Of his plan to leave a car running in a courtyard behind Peckham's library to highlight unnecessary pollution, Mr McGowan said: "I know I will be upsetting people."
But he added: "What about car owners who drive to the local video store or the corner shop or in fact the school?
"How many times do you see mums leaving cars running outside the school gates or taking one child 800 metres to school in a 4x4?"
Mr McGowan said The Running Tap wasted 800,000 litres of water
But his plans have been met with derision by pollution and transport campaigners.
Daisy Johnson, from Transport 2000, told the BBC Mr McGowan's plans were "laughable to the point of tragedy".
"Claiming to highlight people who cause unnecessary pollution by wilfully polluting the atmosphere himself...is irresponsible in the extreme," she said.

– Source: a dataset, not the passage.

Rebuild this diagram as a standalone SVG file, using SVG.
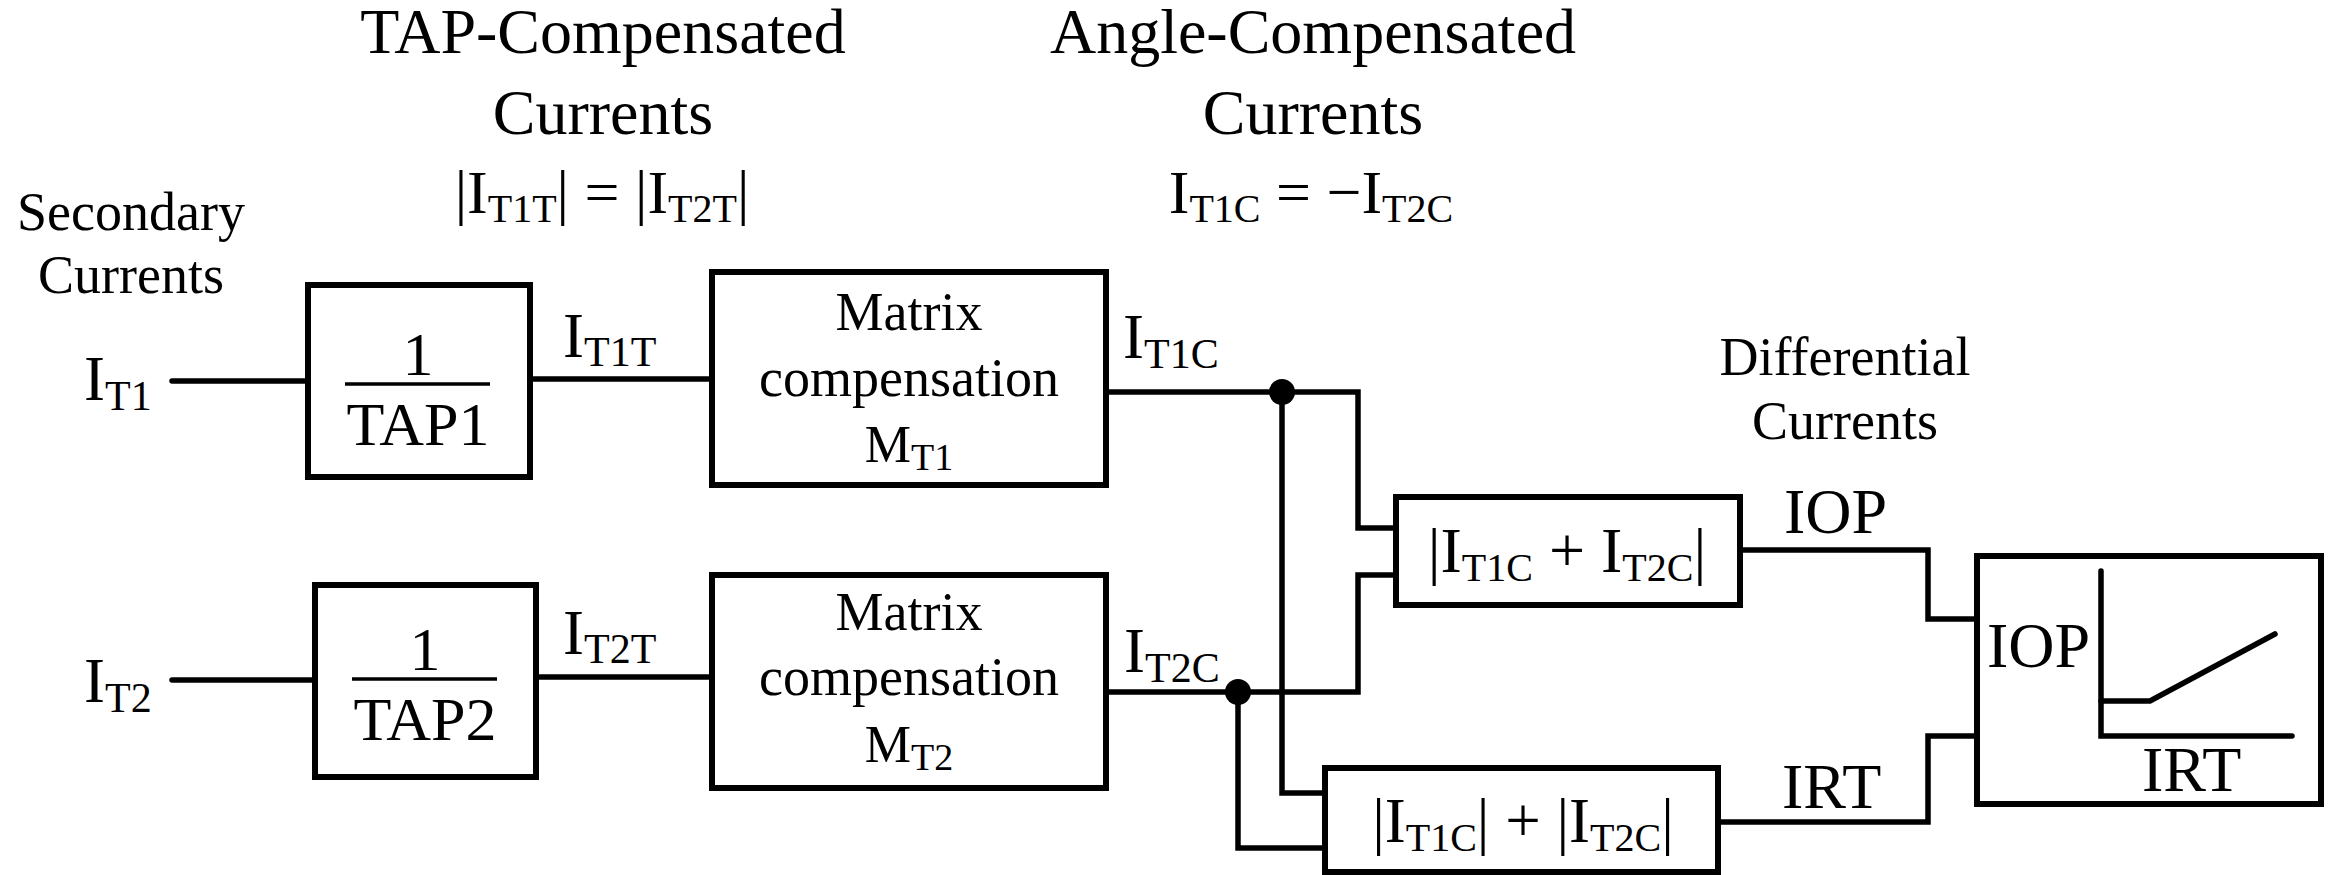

"And [it] displays a warped and hypocritical attitude towards the environment and society."
And Rob Pilling, policy officer at the National Society for Clean Air, said: "Anything that raises the profile of these issues is important, but doing something like this is a bit silly".
But for anyone worried that the stunt, due to begin on 5 November, will vastly increase Peckham's air pollution, air quality analysts say not to worry.
Ben Barratt, from King's College, said exhaust fumes become more diffuse and less harmful as they mix in the atmosphere.
"Unless anyone stood right next to the car for eight hours a day, it probably won't make that much difference," he said.